HOLYOKE — Holyoke Community College (HCC) marked the official opening of its new Center for Life Sciences yesterday with a ribbon-cutting celebration featuring lab demonstrations and tours of the 13,000-square-foot, $4.55 million, state-of-the-art facility.
“This is an amazing space,” said HCC President Christina Royal, standing in the crowded lobby of the center on the first floor of the Marieb Building. “This building has not been renovated since 1972. With this facility, we’ve just brought the education level of our biotechnology and life-science programs into the 21st century.”
The Center for Life Sciences, which opened for classes in September for the start of the fall semester, features a suite of new science labs and classrooms and the only ISO-certified cleanroom at any community college in Massachusetts.
“Today we all celebrate another great achievement for Holyoke Community College,” said U.S. Rep. Richard Neal, who noted the importance of community colleges for providing opportunities to aspiring students. “As we’ve watched what’s happened to the cost of higher education, we are all reminded that it is more important than ever to have a flourishing community-college system.”
Jim Peyser, state secretary of Education, said the ribbon-cutting celebration was an important part of the state’s first annual STEM Week.
“What we’re trying to do is shine a spotlight on all the great things that are going on around the Commonwealth in STEM education,” he said. “In Massachusetts, there is something on the order of 600,000 jobs in STEM fields. There are 270,000 or so postings for STEM jobs in the state. This is not just a big part of our economy, but the fastest-growing part.”

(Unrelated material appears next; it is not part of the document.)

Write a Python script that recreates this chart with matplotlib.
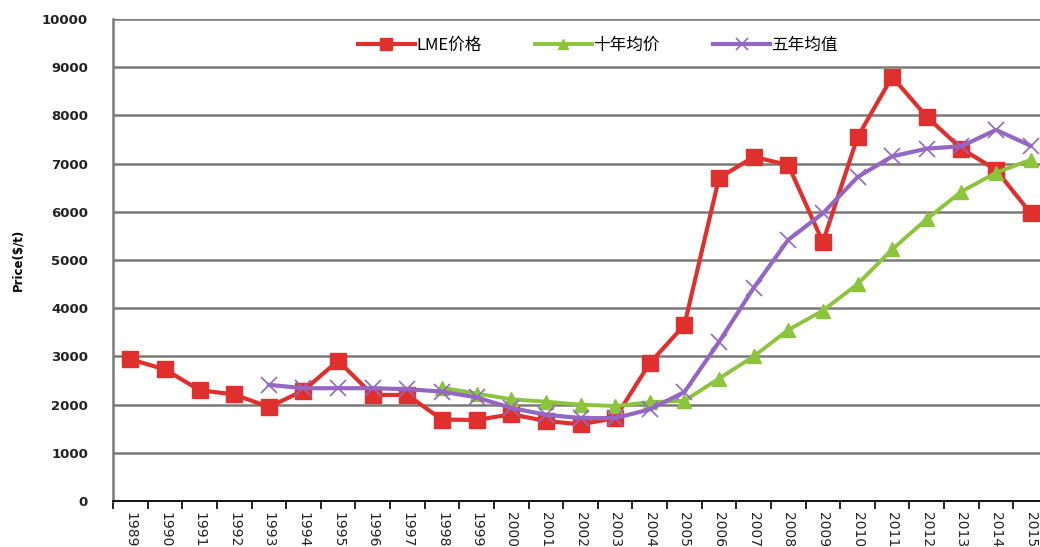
import matplotlib
matplotlib.use("Agg")
import matplotlib.pyplot as plt
from matplotlib.ticker import FixedLocator, NullFormatter

plt.rcParams['font.family'] = ['Noto Sans CJK SC', 'DejaVu Sans']

years = [str(y) for y in range(1989, 2016)]

lme_price = [2940, 2730, 2300, 2210, 1950, 2290, 2910, 2200, 2200, 1690, 1680, 1800,
             1660, 1590, 1720, 2860, 3650, 6700, 7140, 6970, 5370, 7550, 8800, 7970,
             7310, 6870, 5970]

ten_year_avg = [None] * 9 + [2350, 2230, 2110, 2060, 2000, 1970, 2050, 2080, 2540,
                             3000, 3550, 3950, 4500, 5220, 5850, 6420, 6810, 7080]

five_year_avg = [None] * 4 + [2410, 2340, 2340, 2340, 2320, 2270, 2150, 1930, 1790,
                              1720, 1720, 1900, 2260, 3300, 4420, 5420, 5970, 6720,
                              7150, 7310, 7360, 7700, 7370]

y_ticks = list(range(0, 10001, 1000))

RED = '#e0302e'
GREEN = '#8cc43c'
PURPLE = '#9467c4'

fig = plt.figure(figsize=(10.40, 5.47), dpi=100)
ax = fig.add_axes([113 / 1040, 46 / 547, 935 / 1040, 482 / 547])

x = list(range(len(years)))

def series(vals):
    xs = [i for i, v in zip(x, vals) if v is not None]
    ys = [v for v in vals if v is not None]
    return xs, ys

xr, yr = series(lme_price)
xg, yg = series(ten_year_avg)
xp, yp = series(five_year_avg)

ax.plot(xr, yr, color=RED, lw=3.0, marker='s', ms=12, mfc=RED, mec=RED,
        label='LME价格', zorder=3)
ax.plot(xg, yg, color=GREEN, lw=2.8, marker='^', ms=10, mfc=GREEN, mec=GREEN,
        label='十年均价', zorder=4)
ax.plot(xp, yp, color=PURPLE, lw=3.0, marker='x', ms=11, mew=1.2, mfc=PURPLE,
        mec=PURPLE, label='五年均值', zorder=5)

ax.set_xlim(-0.5, len(years) - 0.5)
ax.set_ylim(0, 10000)

ax.set_yticks(y_ticks)
ax.set_yticklabels([str(v) for v in y_ticks], fontsize=9.5, fontweight='bold',
                   family='DejaVu Sans', color='#222222')
ax.yaxis.grid(True, color='#7a7a7a', lw=1.8)
ax.set_axisbelow(True)
ax.tick_params(axis='y', length=0, pad=18)

ax.set_xticks(x)
ax.set_xticklabels(years, rotation=270, fontsize=10, family='DejaVu Sans',
                   color='#222222')
ax.tick_params(axis='x', which='major', length=0, pad=8)
ax.xaxis.set_minor_locator(FixedLocator([i + 0.5 for i in range(-1, len(years))]))
ax.xaxis.set_minor_formatter(NullFormatter())
ax.tick_params(axis='x', which='minor', length=6, width=1.3, direction='out',
               color='#111111')

for side in ('top', 'right'):
    ax.spines[side].set_visible(False)
ax.spines['left'].set_color('#7a7a7a')
ax.spines['left'].set_linewidth(1.8)
ax.spines['bottom'].set_color('#111111')
ax.spines['bottom'].set_linewidth(1.4)

ax.set_ylabel('Price($/t)', fontsize=8.5, fontweight='bold', family='DejaVu Sans')
ax.yaxis.set_label_coords(-0.095, 0.5)

leg = fig.legend(loc='center', bbox_to_anchor=(598 / 1040, 1 - 45 / 547), ncol=3,
                 frameon=False, fontsize=12, handlelength=3.4, columnspacing=3.2,
                 handletextpad=0.1, markerscale=0.75)

fig.savefig('out.png', dpi=100)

Among the other officials and dignitaries on hand for the celebration were Holyoke Mayor Alex Morse and state Reps. Aaron Vega and Angelo Puppolo, who, along with the many visitors and guests, toured the new science labs and talked to biotechnology and microbiology students as they conducted experiments dressed in white lab coats.

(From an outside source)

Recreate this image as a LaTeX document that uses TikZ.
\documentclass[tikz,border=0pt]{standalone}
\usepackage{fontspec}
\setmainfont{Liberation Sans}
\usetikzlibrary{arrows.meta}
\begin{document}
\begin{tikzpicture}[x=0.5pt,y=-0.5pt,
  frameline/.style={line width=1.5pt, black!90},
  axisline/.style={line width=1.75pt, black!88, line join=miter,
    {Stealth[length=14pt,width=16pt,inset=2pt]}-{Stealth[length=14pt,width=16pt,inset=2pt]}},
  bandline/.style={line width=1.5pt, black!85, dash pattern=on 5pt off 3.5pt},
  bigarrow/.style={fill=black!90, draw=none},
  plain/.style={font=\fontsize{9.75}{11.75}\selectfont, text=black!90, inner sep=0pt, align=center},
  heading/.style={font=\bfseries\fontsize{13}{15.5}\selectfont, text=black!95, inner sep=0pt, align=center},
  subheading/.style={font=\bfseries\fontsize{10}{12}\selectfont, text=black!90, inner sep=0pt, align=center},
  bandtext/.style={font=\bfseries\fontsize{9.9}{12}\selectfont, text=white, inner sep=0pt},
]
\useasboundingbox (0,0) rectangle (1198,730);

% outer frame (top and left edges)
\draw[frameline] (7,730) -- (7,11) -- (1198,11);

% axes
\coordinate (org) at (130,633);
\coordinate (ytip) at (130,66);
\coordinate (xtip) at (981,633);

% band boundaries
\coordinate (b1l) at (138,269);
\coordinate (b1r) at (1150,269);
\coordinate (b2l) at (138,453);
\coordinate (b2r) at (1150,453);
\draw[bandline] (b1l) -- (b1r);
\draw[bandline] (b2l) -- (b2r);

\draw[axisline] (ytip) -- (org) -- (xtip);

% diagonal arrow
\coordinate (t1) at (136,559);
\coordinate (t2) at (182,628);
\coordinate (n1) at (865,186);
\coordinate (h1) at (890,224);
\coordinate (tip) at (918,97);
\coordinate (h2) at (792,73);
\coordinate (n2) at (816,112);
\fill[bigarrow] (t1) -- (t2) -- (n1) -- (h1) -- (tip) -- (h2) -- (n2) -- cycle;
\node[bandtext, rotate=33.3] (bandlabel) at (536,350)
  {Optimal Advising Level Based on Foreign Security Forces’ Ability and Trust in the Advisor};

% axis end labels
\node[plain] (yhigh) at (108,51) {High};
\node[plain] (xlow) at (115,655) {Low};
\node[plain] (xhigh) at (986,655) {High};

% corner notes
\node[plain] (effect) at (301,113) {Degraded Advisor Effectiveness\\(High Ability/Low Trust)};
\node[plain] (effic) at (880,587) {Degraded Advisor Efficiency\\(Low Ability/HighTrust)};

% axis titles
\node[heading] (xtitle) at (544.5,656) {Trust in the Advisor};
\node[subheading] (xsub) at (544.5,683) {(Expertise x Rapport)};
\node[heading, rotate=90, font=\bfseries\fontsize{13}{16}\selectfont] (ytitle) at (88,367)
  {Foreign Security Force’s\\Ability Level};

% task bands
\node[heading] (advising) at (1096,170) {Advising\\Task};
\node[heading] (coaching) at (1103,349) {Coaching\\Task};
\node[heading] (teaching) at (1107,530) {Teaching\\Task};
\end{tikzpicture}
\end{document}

“These are our future doctors, future scientists, and future researchers,” Royal said. “These are the types of aspirations that they have as they start here at HCC and look to move on into the workforce or toward opportunities to transfer and continue their educations. It’s wonderful to watch.”

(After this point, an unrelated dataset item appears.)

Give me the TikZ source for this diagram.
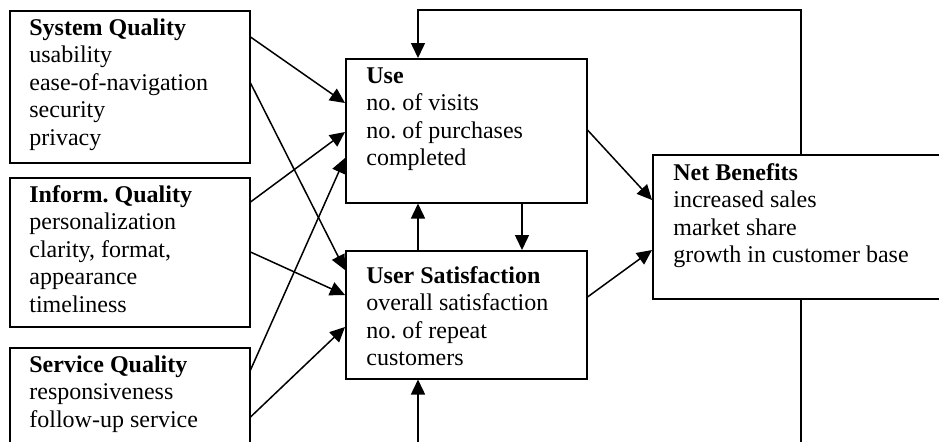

The Massachusetts Life Sciences Center provided the majority of funding for the project in the form of a $3.8 million grant, with the balance of the total cost coming from the HCC Foundation.
“We are committed to providing the innovative infrastructure, alongside dynamic educational and experiential opportunities and other necessary resources, to develop the next generation of great scientists, engineers, and life-science entrepreneurs,” Travis McCready, president and CEO of the Massachusetts Life Sciences Center, said in a statement before the event. “HCC is providing its students with state-of-the-art equipment, facilities, and instruction to gain the skills necessary to further fuel our world-class talent pipeline.”